New ultrasound-based system shows promise mapping atrial fibrillation

Patrick Heck

Initial findings have shown that a new ultrasound-based imaging system with continuous dipole density mapping provides real-time rapid global left atrial reconstruction and compares favourably to segmented computed tomography (CT). The system could potentially allow mapping of atrial fibrillation with high precision to identify areas of interest as potential ablation targets.

Data were presented for the first time by Patrick Heck (Papworth Hospital, Cambridge, UK) at the Heart Rhythm Congress (HRC; 4-7 October, Birmingham, UK).

“Electroanatomic mapping is standard practice in atrial fibrillation ablation procedures. Virtual anatomies are created to locate structures and navigate catheters and voltage is used to map arrhythmias,” said Heck. This study evaluated the difference in ultrasound chamber reconstruction with the AcQMap System (Acutus Medical) as compared to segmented CT scans and mapping clarity using dipole density instead of voltage in 10 patients diagnosed with atrial fibrillation.
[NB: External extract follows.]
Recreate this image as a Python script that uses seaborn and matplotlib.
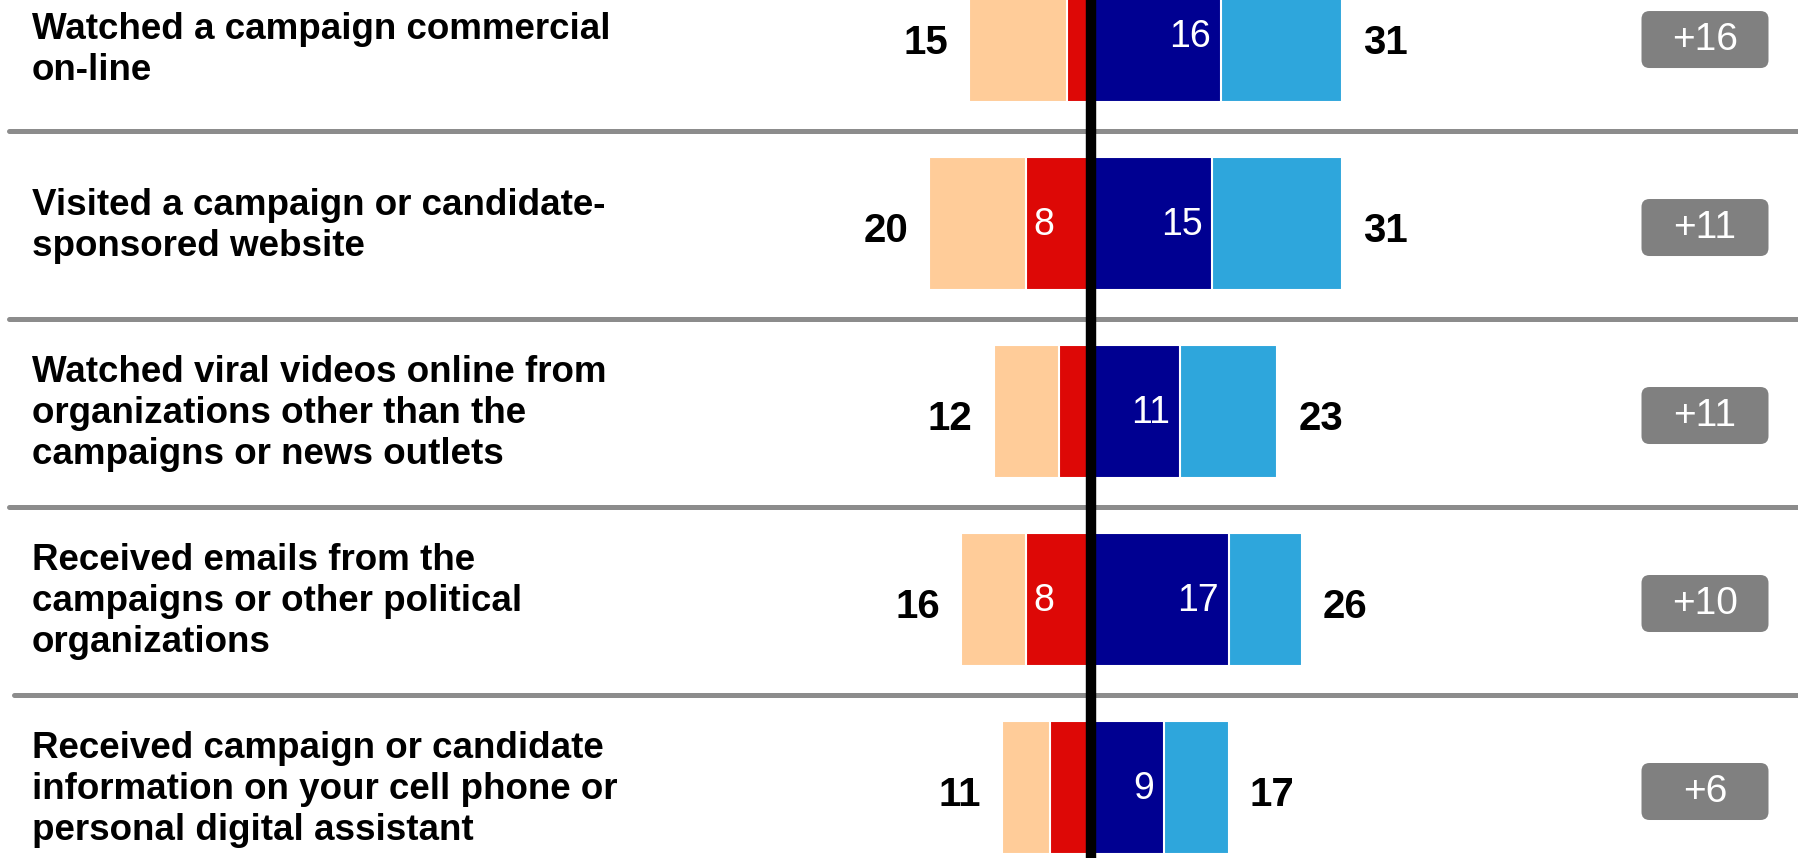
import numpy as np
import pandas as pd
import seaborn as sns
import matplotlib.pyplot as plt
from matplotlib.patches import FancyBboxPatch
from matplotlib.transforms import IdentityTransform, blended_transform_factory

# ---- data ----
activities = [
  'Watched a campaign commercial\non-line',
  'Visited a campaign or candidate-\nsponsored website',
  'Watched viral videos online from\norganizations other than the\ncampaigns or news outlets',
  'Received emails from the\ncampaigns or other political\norganizations',
  'Received campaign or candidate\ninformation on your cell phone or\npersonal digital assistant',
]
left_total = [ 15, 20, 12, 16, 11 ]
left_inner = [ 3, 8, 4, 8, 5 ]
right_inner = [ 16, 15, 11, 17, 9 ]
right_total = [ 31, 31, 23, 26, 17 ]
net_labels = [ '+16', '+11', '+11', '+10', '+6' ]

PEACH = '#FFCC99'
RED = '#DD0806'
NAVY = '#000091'
SKY = '#2EA6DC'
GRAY_BOX = '#808080'
SEP = '#8C8C8C'

sns.set_style( 'white' )
plt.rcParams[ 'font.family' ] = [ 'Liberation Sans', 'DejaVu Sans' ]
plt.rcParams[ 'text.color' ] = 'black'

df = pd.DataFrame( {
  'activity': activities,
  'left_total': [ -v for v in left_total ],
  'left_inner': [ -v for v in left_inner ],
  'right_inner': right_inner,
  'right_total': right_total,
} )

fig = plt.figure( figsize = ( 17.98, 8.58 ), dpi = 100 )
ax = fig.add_axes( [ 0, 0, 1, 1 ] )

bar_kw = dict( orient = 'h', saturation = 1, width = 0.71,
               edgecolor = 'white', linewidth = 1.5, ax = ax )
sns.barplot( data = df, x = 'right_total', y = 'activity', color = SKY, **bar_kw )
sns.barplot( data = df, x = 'right_inner', y = 'activity', color = NAVY, **bar_kw )
sns.barplot( data = df, x = 'left_total', y = 'activity', color = PEACH, **bar_kw )
sns.barplot( data = df, x = 'left_inner', y = 'activity', color = RED, **bar_kw )

ax.set_xlim( -134.7, 87.3 )
ax.set_ylim( 4.375, -0.189 )
ax.axis( 'off' )

# row separators and zero line
for i in range( len( activities ) - 1 ):
  ax.axhline( i + 0.51, xmin = 0.005 if i < 3 else 0.008, xmax = 1,
              color = SEP, lw = 3.6, zorder = 3 )
ax.axvline( 0, color = 'black', lw = 7.5, zorder = 4 )

trans_lbl = blended_transform_factory( ax.transAxes, ax.transData )
for i, name in enumerate( activities ):
  ty = i + 0.075 if i == 0 else i + 0.012
  ax.text( 0.0178, ty, name, transform = trans_lbl, ha = 'left',
           va = 'center', fontsize = 26.5, fontweight = 'bold',
           linespacing = 1.22, color = 'black' )

  ax.text( -left_total[ i ] - 2.6, i + 0.04, str( left_total[ i ] ),
           ha = 'right', va = 'center', fontsize = 29, fontweight = 'bold',
           color = 'black' )
  ax.text( right_total[ i ] + 2.6, i + 0.04, str( right_total[ i ] ),
           ha = 'left', va = 'center', fontsize = 29, fontweight = 'bold',
           color = 'black' )
  ax.text( right_inner[ i ] - 1.2, i + 0.01, str( right_inner[ i ] ),
           ha = 'right', va = 'center', fontsize = 27, color = 'white',
           zorder = 5 )
  if left_inner[ i ] >= 6:
    ax.text( -left_inner[ i ] + 0.9, i + 0.01, str( left_inner[ i ] ),
             ha = 'left', va = 'center', fontsize = 27, color = 'white',
             zorder = 5 )

# net difference boxes, fixed pixel size
box_w, box_h = 127, 57
for i, lab in enumerate( net_labels ):
  _, cy = ax.transData.transform( ( 0, i ) )
  cy -= 4
  cx = 1705
  patch = FancyBboxPatch( ( cx - box_w / 2, cy - box_h / 2 ), box_w, box_h,
                          boxstyle = 'round,pad=0,rounding_size=8',
                          transform = IdentityTransform(),
                          fc = GRAY_BOX, ec = 'none', zorder = 5 )
  fig.patches.append( patch )
  fig.text( cx, cy, lab, transform = IdentityTransform(), ha = 'center',
            va = 'center', fontsize = 28, color = 'white', zorder = 6 )

fig.savefig( 'out.png', dpi = 100 )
AcQMap, explained Heck, is a novel non-contact imaging and mapping system consisting of a basket catheter (48 ultrasound transducers, 48 electrodes) and console.

“The system simultaneously acquires 100,000+ ultrasound points per minute to reconstruct the chamber anatomy and 150,000 intracardiac unipolar voltage samples per second to map cardiac activity. The 3D surface is algorithmically reconstructed from the ultrasound point-set with mesh-density comparable to a segmented CT,” he said. “Inverse and forward algorithms are applied on intracardiac voltage to derive and display electrical activation as dipole density and unipolar voltage maps, respectively, upon the ultrasound-constructed 3D anatomy. Global data are acquired simultaneously and derived continuously from single-beats or single-cycles (for atrial fibrillation) in real-time.”

The data presented at HRC included results from nine patients (56% male), average age 63.7±9.4 years, with average atrial fibrillation duration of 7.0±5.5 years.

Heck commented that during atrial fibrillation, the mean depolarised area for dipole density maps was 24.5cm2, “significantly less than for voltage maps (104.7cm2, p<0.001),” which means that dipole density mapping provided four times higher resolution of atrial activity than voltage maps.

“These data underscore the potential advantage the AcQMap system can provide to electrophysiologists during atrial fibrillation procedures,” said Heck. “The image quality of AcQMap is unparalleled and allows us to visualise heart rhythm like never before. This is an impressive leap forward that opens the possibility to map atrial fibrillation with more precision to identify areas of interest as potential ablation targets.”

Andrew Grace (Papworth Hospital, Cambridge, UK) also presented a poster with these findings at the scientific sessions of the American Heart Association (AHA; 7–11 November, Orlando, USA).